Ada Lovelace
Ada Lovelace’s imagination is one that could never be tamed. When she was younger, she wanted to fly, so she studied patterns of birds and objects that could be manipulated to allow her to fly. While this behavior was seen as juvenile and a waste of time by her mother, Annabella Byron, Lovelace’s restless imagination failed to cease. Lovelace states, "Imagination is the Discovering Faculty, pre-eminently. It is that which penetrates into the unseen worlds around us, the worlds of Science."
Annabella Byron insisted on Ada engaging in rigorous studies, specifically science and mathematics, despite its rarity for women at the time. This insistence was in an effort to prevent Lovelace from becoming like her father, Romantic Poet Lord Byron. Her father and mother divorced just two months after her birth, leaving her with a disconnected relationship with her father. She was educated by mathematician-logician Augustus De Morgan, who was the first professor of mathematics at the University of London.

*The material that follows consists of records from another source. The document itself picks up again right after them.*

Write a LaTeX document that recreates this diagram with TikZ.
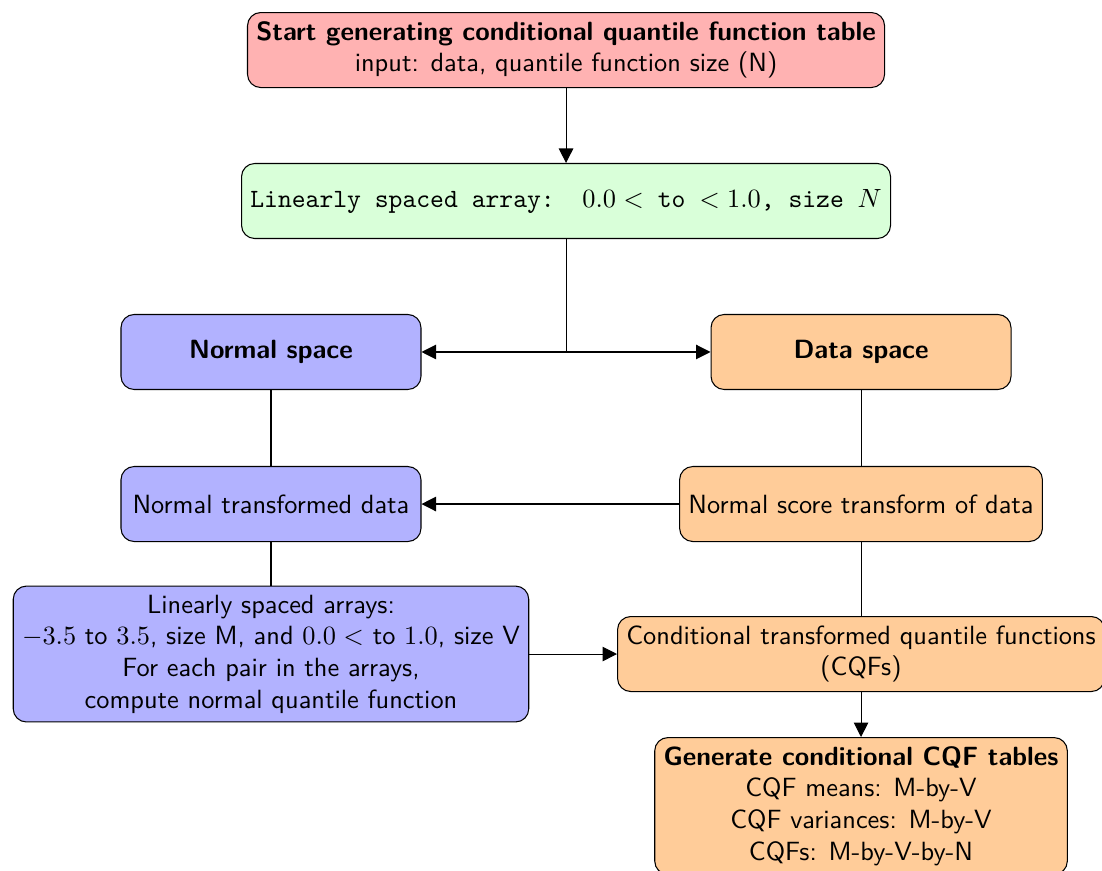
\documentclass[tikz,border=0pt]{standalone}
\usetikzlibrary{arrows.meta,positioning}

\tikzset{
  box/.style={draw, rounded corners=5pt, minimum height=1cm, minimum width=4cm,
              align=center, font=\sffamily},
  startbox/.style={box, fill=red!30},
  arraybox/.style={box, fill=green!15, font=\ttfamily},
  normbox/.style={box, fill=blue!30},
  databox/.style={box, fill=orange!40},
  arr/.style={-{Triangle[length=5.5pt,width=5.5pt]}},
  link/.style={draw}
}

\begin{document}
\begin{tikzpicture}
\useasboundingbox (0,0) rectangle (14.693,-11.6);

\node[startbox] (start) at (7.547,-0.667)
  {\textbf{Start generating conditional quantile function table}\\input: data, quantile function size (N)};

\node[arraybox] (lin) at (7.547,-2.68)
  {Linearly spaced array:\ \ $0.0 <$ to $< 1.0$, size $N$};

\node[normbox] (ns) at (3.613,-4.693) {\textbf{Normal space}};
\node[databox] (ds) at (11.48,-4.693) {\textbf{Data space}};

\node[normbox] (ntd) at (3.613,-6.72) {Normal transformed data};
\node[databox] (nst) at (11.48,-6.72) {Normal score transform of data};

\node[normbox] (arrays) at (3.613,-8.72)
  {Linearly spaced arrays:\\
   $-3.5$ to $3.5$, size M, and $0.0 <$ to $1.0$, size V\\
   For each pair in the arrays,\\
   compute normal quantile function};

\node[databox] (cqf) at (11.48,-8.72)
  {Conditional transformed quantile functions\\(CQFs)};

\node[databox, anchor=north] (tables) at (11.48,-9.827)
  {\textbf{Generate conditional CQF tables}\\
   CQF means: M-by-V\\
   CQF variances: M-by-V\\
   CQFs: M-by-V-by-N};

% flow from the start to the linear array, then split into both spaces
\draw[arr] (start) -- (lin);
\coordinate (split) at (lin.south |- ns.east);
\draw (lin.south) -- (split);
\draw[arr] (split) -- (ns.east);
\draw[arr] (split) -- (ds.west);

% normal-space column
\draw (ns) -- (ntd);
\draw (ntd) -- (arrays);

% data-space column
\draw (ds) -- (nst);
\draw[arr] (nst) -- (ntd);
\draw (nst) -- (cqf);
\draw[arr] (arrays.east |- cqf.west) -- (cqf.west);
\draw[arr] (cqf) -- (tables);
\end{tikzpicture}
\end{document}
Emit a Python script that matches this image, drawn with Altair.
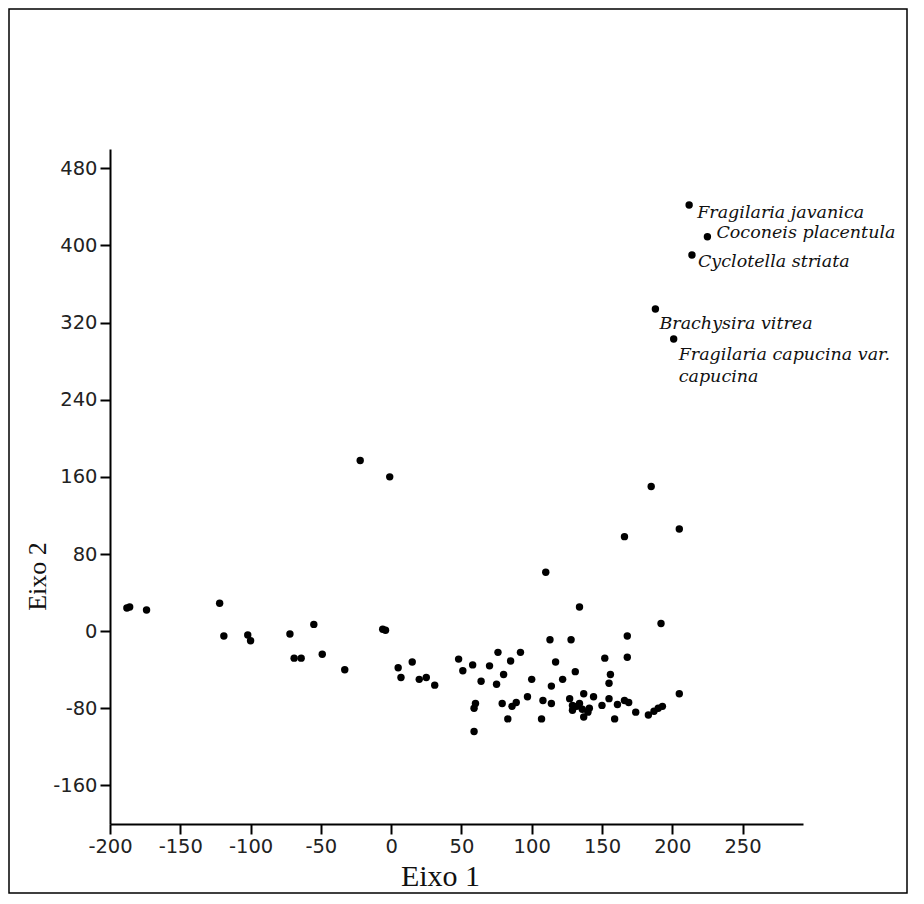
import altair as alt
import pandas as pd

# ---- data ----
eixo1 = [-188, -186, -174, -122, -119, -102, -100, -72, -55, -69, -64, -49, -33, -6, -4,
         5, 15, 7, 20, 25, 31, 48, 51, 58, 76, 92, 85, 70, 80, 64,
         75, 100, 60, 59, 79, 89, 86, 97, 83, 59, 107, 108,
         110, 134, 192, 168, 113, 128, 117, 152, 168, 131, 122, 156, 155, 114,
         205, 114, 127, 137, 144, 129, 134, 129, 136, 141, 137, 150, 155, 161,
         166, 169, 159, 174, 183, 187, 190, 193, 166, 185, 205, -22, -1, 132, 140]
eixo2 = [24, 25, 22, 29, -5, -4, -10, -3, 7, -28, -28, -24, -40, 2, 1,
         -38, -32, -48, -50, -48, -56, -29, -41, -35, -22, -22, -31, -36, -45, -52,
         -55, -50, -75, -80, -75, -74, -78, -68, -91, -104, -91, -72,
         61, 25, 8, -5, -9, -9, -32, -28, -27, -42, -50, -45, -54, -57,
         -65, -75, -70, -65, -68, -77, -75, -82, -81, -80, -89, -77, -70, -76,
         -72, -74, -91, -84, -87, -83, -80, -78, 98, 150, 106, 177, 160, -78, -84]

species = ["Fragilaria javanica", "Coconeis placentula", "Cyclotella striata",
           "Brachysira vitrea", "Fragilaria capucina var.\ncapucina"]
species_x = [212, 225, 214, 188, 201]
species_y = [442, 409, 390, 334, 303]

x_ticks = [-200, -150, -100, -50, 0, 50, 100, 150, 200, 250]
y_ticks = [-160, -80, 0, 80, 160, 240, 320, 400, 480]

# label offsets (style, pixels)
label_offsets = [(8, 8), (9, -4), (6, 7), (4, 15), (5, 16)]

pts = pd.DataFrame({"Eixo 1": eixo1, "Eixo 2": eixo2})
sp = pd.DataFrame({"Eixo 1": species_x, "Eixo 2": species_y, "especie": species})

PW, PH = 693, 675

xs = alt.Scale(domain=[-200, 293], nice=False, zero=False)
ys = alt.Scale(domain=[-200, 500], nice=False, zero=False)

minus_fix = "replace(datum.label, '\u2212', '-')"

x_axis = alt.Axis(values=x_ticks, title="Eixo 1", grid=False, labelExpr=minus_fix,
                  labelFlush=False,
                  titleFont="Liberation Serif", titleFontSize=30, titleFontWeight="normal",
                  titleColor="#111", titleX=330, titleY=52, titleAlign="center",
                  titleBaseline="middle", titleAnchor="start")
y_axis = alt.Axis(values=y_ticks, title="Eixo 2", grid=False, labelExpr=minus_fix,
                  labelFlush=False,
                  titleFont="Liberation Serif", titleFontSize=26, titleFontWeight="normal",
                  titleColor="#111", titleX=-73, titleY=427, titleAlign="center",
                  titleBaseline="middle", titleAngle=-90, titleAnchor="start")

points = alt.Chart(pts).mark_circle(size=55, color="#000", opacity=1).encode(
    x=alt.X("Eixo 1:Q", scale=xs, axis=x_axis),
    y=alt.Y("Eixo 2:Q", scale=ys, axis=y_axis),
)

sp_points = alt.Chart(sp).mark_circle(size=55, color="#000", opacity=1).encode(
    x=alt.X("Eixo 1:Q", scale=xs),
    y=alt.Y("Eixo 2:Q", scale=ys),
)

label_layers = []
for name, (dx, dy) in zip(species, label_offsets):
    label_layers.append(
        alt.Chart(sp).transform_filter(alt.datum.especie == name).mark_text(
            align="left", baseline="middle", dx=dx, dy=dy,
            font="DejaVu Serif", fontStyle="italic", fontSize=17.5,
            lineBreak="\n", lineHeight=22, color="#111",
        ).encode(
            x=alt.X("Eixo 1:Q", scale=xs),
            y=alt.Y("Eixo 2:Q", scale=ys),
            text="especie:N",
        )
    )

frame = alt.Chart(pd.DataFrame({"k": [0]})).mark_rect(
    fillOpacity=0, stroke="#000", strokeWidth=1.5, clip=False
).encode(
    x=alt.value(-101), x2=alt.value(797), y=alt.value(-140), y2=alt.value(744)
)

chart = alt.layer(frame, points, sp_points, *label_layers).properties(
    width=PW, height=PH,
    padding={"left": 102, "top": 141, "right": 105, "bottom": 70},
    autosize=alt.AutoSizeParams(type="none"),
    background="white",
).configure_view(stroke=None).configure_axis(
    domainColor="#000", domainWidth=2, tickColor="#000", tickWidth=2, tickSize=10,
    labelFont="DejaVu Sans", labelFontSize=19.5, labelColor="#222", labelPadding=3,
)

chart.save("out.html", embed_options={"renderer": "svg", "actions": False})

Almost instantaneously, from the moment she was introduced to Charles Babbage, the father of the computer, at around the age of 17, she grew increasingly fascinated with his analytical engines. In 1843, she translated Italian mathematician Menabrea’s “Elements of Charles Babbage’s Analytical Machine.” In addition to a translation, Ada Lovelace included her own annotations and ideas on the machine, which ended up being three times as long as the original article. In a mergence of both the poetic and analytical sides of her brain, Lovelace beautifully articulates, "The Analytical engine weaves algebraic patterns, just as the Jacquard-loom weaves flowers and leaves." Through her annotations, Ada Lovelace introduced computer concepts such as what we now know as looping, earning her the title “the first computer programmer.”
In her later days, Lovelace attempts to use mathematics to gain an advantage in gambling, but ultimately fails and ends up in financial demise.
Today, she is honored every second Tuesday of October on Ada Lovelace Day in remembrance of the contributions women have made to STEM. Additionally, the programming language Ada was named after Ada Lovelace.